Tom Albertrani shifted his filly to the turf in November following a pair of disappointing main-track outings to start her career, and the result was a determined, though ultimately disappointing, 1 1/2-length score. Raw Silk made all the running that day but was disqualified and placed second for drifting out in the stretch.

Put away for the winter she returned to break her maiden at Aqueduct April 16, again leading gate to wire, this time finishing 5 1/4 lengths clear. Raw Silk made her stakes debut in the $78,000 Gaviola at Belmont May 8, finishing third, then made waves in the Grade II Sands Point May 31, wiring a classy field over good turf at today’s distance. Alan Garcia takes the return call.

Much Obliged ventures south from trainer Malcolm Pierce’s Woodbine base and rates a long look off of her neck loss in the Grade III Boiling Springs at Monmouth Park June 28. The Pin Oak Stable homebred was beaten edged that day by My Princess Jess, who returned to win the Grade II Lake George here July 25.

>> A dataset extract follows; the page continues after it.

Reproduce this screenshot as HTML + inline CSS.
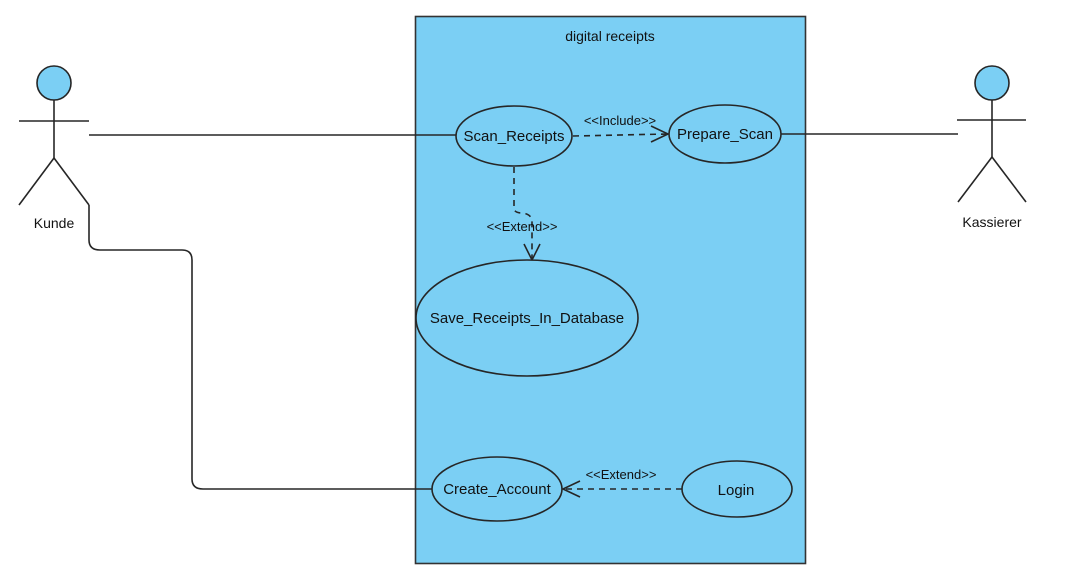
<!DOCTYPE html>
<html><head><meta charset="utf-8"><style>
html,body{margin:0;padding:0;background:#fff;width:1067px;height:580px;overflow:hidden}
svg{display:block}
text{font-family:"Liberation Sans",Arial,sans-serif;fill:#111}
</style></head><body>
<svg width="1067" height="580" viewBox="0 0 1067 580" xmlns="http://www.w3.org/2000/svg">
<rect x="415.5" y="16.5" width="390" height="547" fill="#7bcff4" stroke="#333" stroke-width="1.6"/>
<text x="610" y="41" font-size="14" text-anchor="middle">digital receipts</text>

<g stroke="#262626" stroke-width="1.6" fill="none">
<circle cx="54" cy="83" r="17" fill="#7bcff4"/>
<line x1="19" y1="121" x2="89" y2="121"/>
<line x1="54" y1="100" x2="54" y2="158"/>
<line x1="54" y1="158" x2="19" y2="205"/>
<line x1="54" y1="158" x2="89" y2="205"/>
<circle cx="992" cy="83" r="17" fill="#7bcff4"/>
<line x1="957" y1="120" x2="1026" y2="120"/>
<line x1="992" y1="100" x2="992" y2="157"/>
<line x1="992" y1="157" x2="958" y2="202"/>
<line x1="992" y1="157" x2="1026" y2="202"/>
<line x1="89" y1="135" x2="456" y2="135"/>
<line x1="781" y1="134" x2="958" y2="134"/>
<path d="M89 205 V240 Q89 250 100 250 H182 Q192 250 192 260 V479 Q192 489 203 489 H433"/>
<path d="M573 136 L668 134" stroke-dasharray="6,5"/>
<path d="M651 126 L668 134 L651 142"/>
<path d="M514 167 V208 Q514 213 522 213 Q532 214 532 222 V260" stroke-dasharray="6,5"/>
<path d="M524 244 L532 260 L540 244"/>
<path d="M682 489 H563" stroke-dasharray="6,5"/>
<path d="M580 481 L563 489 L580 497"/>
<ellipse cx="514" cy="136" rx="58" ry="30" fill="#7bcff4"/>
<ellipse cx="725" cy="134" rx="56" ry="29" fill="#7bcff4"/>
<ellipse cx="527" cy="318" rx="111" ry="58" fill="#7bcff4"/>
<ellipse cx="497" cy="489" rx="65" ry="32" fill="#7bcff4"/>
<ellipse cx="737" cy="489" rx="55" ry="28" fill="#7bcff4"/>
</g>

<text x="54" y="228" font-size="14" text-anchor="middle">Kunde</text>
<text x="992" y="227" font-size="14" text-anchor="middle">Kassierer</text>
<text x="514" y="141" font-size="15" text-anchor="middle">Scan_Receipts</text>
<text x="725" y="139" font-size="15" text-anchor="middle">Prepare_Scan</text>
<text x="527" y="323" font-size="15" text-anchor="middle">Save_Receipts_In_Database</text>
<text x="497" y="494" font-size="15" text-anchor="middle">Create_Account</text>
<text x="736" y="495" font-size="15" text-anchor="middle">Login</text>
<text x="620" y="125" font-size="13" text-anchor="middle">&lt;&lt;Include&gt;&gt;</text>
<text x="522" y="231" font-size="13" text-anchor="middle">&lt;&lt;Extend&gt;&gt;</text>
<text x="621" y="479" font-size="13" text-anchor="middle">&lt;&lt;Extend&gt;&gt;</text>
</svg>
</body></html>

Prior to that effort Much Obliged won the American 1000 Guineas at Arlington Park.

A beautifully bred daughter of Kingmambo out of the Strawberry Road mare Danka, Much Obliged looms a danger in the stretch under Shaun Bridgmohan, who’ s 5-for-15 for Pierce over the past two seasons.

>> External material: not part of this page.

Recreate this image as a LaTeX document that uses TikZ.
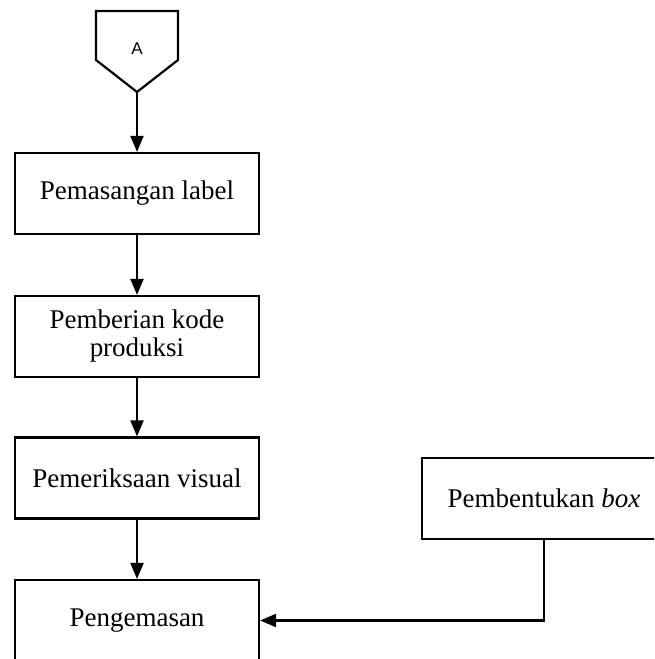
\documentclass[tikz,border=0pt]{standalone}
\usepackage{fontspec}
\setmainfont{Liberation Serif}
\newfontfamily\labelsans{Liberation Sans}
\usetikzlibrary{arrows.meta}
\tikzset{
  procbox/.style={draw, line width=2.2pt, minimum width=244pt, minimum height=81pt, inner sep=0pt, align=center, font=\fontsize{27}{28}\selectfont},
  flow/.style={line width=2.2pt, -{Triangle[width=13pt,length=16pt]}},
  plain/.style={line width=2.2pt}
}
\begin{document}
\begin{tikzpicture}[x=1pt,y=-1pt]
\useasboundingbox (0,0) rectangle (654,659);
\clip (0,0) rectangle (654,659);
% off-page connector
\draw[plain, line join=miter] (96,11) -- (178,11) -- (178,60) -- (137,92) -- (96,60) -- cycle;
\node[font=\labelsans\fontsize{17}{19}\selectfont] (A) at (137,49) {A};
\coordinate (Atip) at (137,92);
% process boxes
\node[procbox] (b1) at (137,193.5) {Pemasangan label};
\node[procbox] (b2) at (137,336.5) {Pemberian kode\\produksi};
\node[procbox] (b3) at (137,478) {Pemeriksaan visual};
\node[procbox] (b4) at (137,620.5) {Pengemasan};
\node[procbox] (b5) at (544,498.5) {Pembentukan \textit{box}};
% connectors
\draw[flow] (Atip) -- (b1.north);
\draw[flow] (b1.south) -- (b2.north);
\draw[flow] (b2.south) -- (b3.north);
\draw[flow] (b3.south) -- (b4.north);
\draw[flow, line join=miter] (b5.south) |- (b4.east);
\end{tikzpicture}
\end{document}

Namaste’s Wish chased I Lost My Choo home in the Virginia Oaks, closing from 16 lengths back to finish second. Trained by Bill Mott for Live Oak Plantation, the daughter of Pulpit last visited the winner’s circle after taking the Belmont’s Miss Grillo Stakes in September but has run well against some of the best 3-year-old turf fillies on the East Coast.

Last summer Mott and jockey Kent Desormeaux took their first Lake Placid with Sharp Susan and the duo will try to double up Friday.

Rounding out the Lake Placid field are: Encanto Park (Jorge Chavez), a fringe player in three stakes and today’s potential pacesetter; Rosa Grace (Julien Leparoux), a listed-stakes winner in Europe who makes her first start Stateside; and Zaskar (John Velazquez), 10th after a troubled trip in the American Oaks, her U.S. debut.